In this paper, the effects of MoO${}_3$ coatings on the accelerating cavity parameters completely determining their linear RF response $Q_0$ and $\Delta f/f$ have been thoroughly studied. For this purpose, the classical expression describing the $Z_s$ of bulk conductors has been generalized to the case of normal conducting thin-film deposited on a metallic substrate. At the same time, the perturbation on the accelerating field introduced by the coating finite conductivity was rigorously evaluated. Then, $Z_{eff}$ has been numerically checked for a couple of case studies at different frequency bands. In addition, experimental results are provided proving the negligible impact of Mo oxide coatings deposited on Cu in terms of $R_s$, a result which is explained by this numerical analysis and the underlying model.

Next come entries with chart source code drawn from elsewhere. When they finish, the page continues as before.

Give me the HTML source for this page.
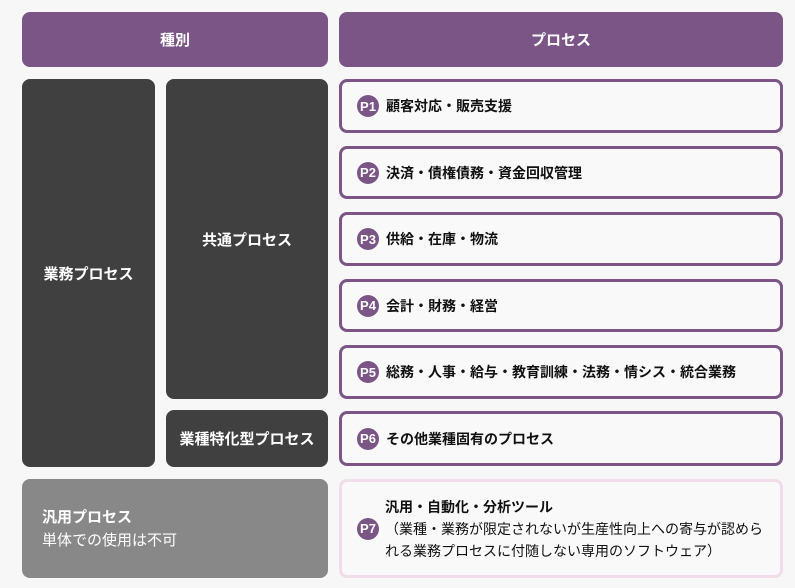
<!DOCTYPE html>
<html><head><meta charset="utf-8"><style>
body{margin:0;width:795px;height:588px;background:#f7f7f7;font-family:"Liberation Sans","Noto Sans CJK JP",sans-serif;position:relative;overflow:hidden}
.b{position:absolute;box-sizing:border-box;border-radius:8px;display:flex;align-items:center}
.h{background:#7a5585;color:#fff;font-weight:bold;font-size:15px;justify-content:center}
.d{background:#404040;color:#fff;font-weight:bold;font-size:15px;justify-content:center}
.p{border:3px solid #7a5585;background:#f9f9f9;font-size:14px;font-weight:bold;color:#111;padding-left:15px;left:339px;width:444px}
.c{width:22px;height:22px;border-radius:50%;background:#7a5585;color:#fff;font-size:13px;font-weight:bold;display:flex;align-items:center;justify-content:center;margin-right:7px;flex:none}
</style></head><body>
<div class="b h" style="left:22px;top:12px;width:306px;height:55px">種別</div>
<div class="b h" style="left:339px;top:12px;width:444px;height:55px">プロセス</div>
<div class="b d" style="left:22px;top:79px;width:133px;height:388px">業務プロセス</div>
<div class="b d" style="left:166px;top:79px;width:162px;height:320px">共通プロセス</div>
<div class="b d" style="left:166px;top:410px;width:162px;height:57px">業種特化型プロセス</div>
<div class="b p" style="top:79px;height:54px"><span class="c">P1</span>顧客対応・販売支援</div>
<div class="b p" style="top:146px;height:53px"><span class="c">P2</span>決済・債権債務・資金回収管理</div>
<div class="b p" style="top:212px;height:54px"><span class="c">P3</span>供給・在庫・物流</div>
<div class="b p" style="top:279px;height:53px"><span class="c">P4</span>会計・財務・経営</div>
<div class="b p" style="top:345px;height:54px"><span class="c">P5</span>総務・人事・給与・教育訓練・法務・情シス・統合業務</div>
<div class="b p" style="top:411px;height:55px"><span class="c">P6</span>その他業種固有のプロセス</div>
<div class="b" style="left:22px;top:479px;width:306px;height:99px;background:#888;color:#fff;padding-left:20px;display:block;padding-top:27px">
<div style="font-weight:bold;font-size:15px;line-height:23px">汎用プロセス</div>
<div style="font-size:15px;line-height:23px">単体での使用は不可</div></div>
<div class="b p" style="top:479px;height:99px;border-color:#f0dcea;font-weight:normal"><span class="c">P7</span>
<div style="line-height:22px;font-size:14px;margin-left:-1px"><b>汎用・自動化・分析ツール</b><br>（業種・業務が限定されないが生産性向上への寄与が認めら<br>れる業務プロセスに付随しない専用のソフトウェア）</div></div>
</body></html>
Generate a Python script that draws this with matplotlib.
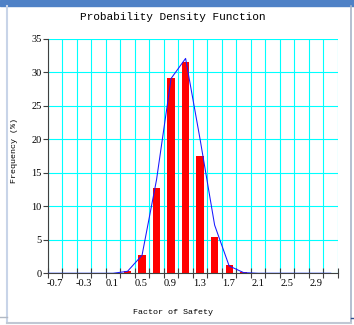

The computed results show (i) relatively little impact of $\left(30\mathrm{to}300\right)$ nm MoO${}_3$ metallic coatings on both $Q_0$ and $\Delta f$, and the magnitude of the accelerating cavity field, since $Z_{eff}\sim Z_{s,Cu}$ at various microwave frequencies. In addition, (ii) the coated cavity performs almost sensitiveless to thickness and resistivity variations within large ranges, making the cavity performance highly robust against coating inhomogeneities. As the negligible impact on the cavity parameters is a pre-condition for the subsequent coating deposition work, these results allow for MoO${}_3$ as potential candidate to mitigate the BDR with origin in dark currents due to its intrinsically high WF.

As the analysis has been treated in a generalized way, and the respective parametrizations have been explored in a relatively large range, one can safely extrapolate these results to either molybdenum coatings made of different phases (e.g., molybdenum dioxide MoO${}_2$, or heterogeneous molybdenum metallic films [26]) or other conductive materials.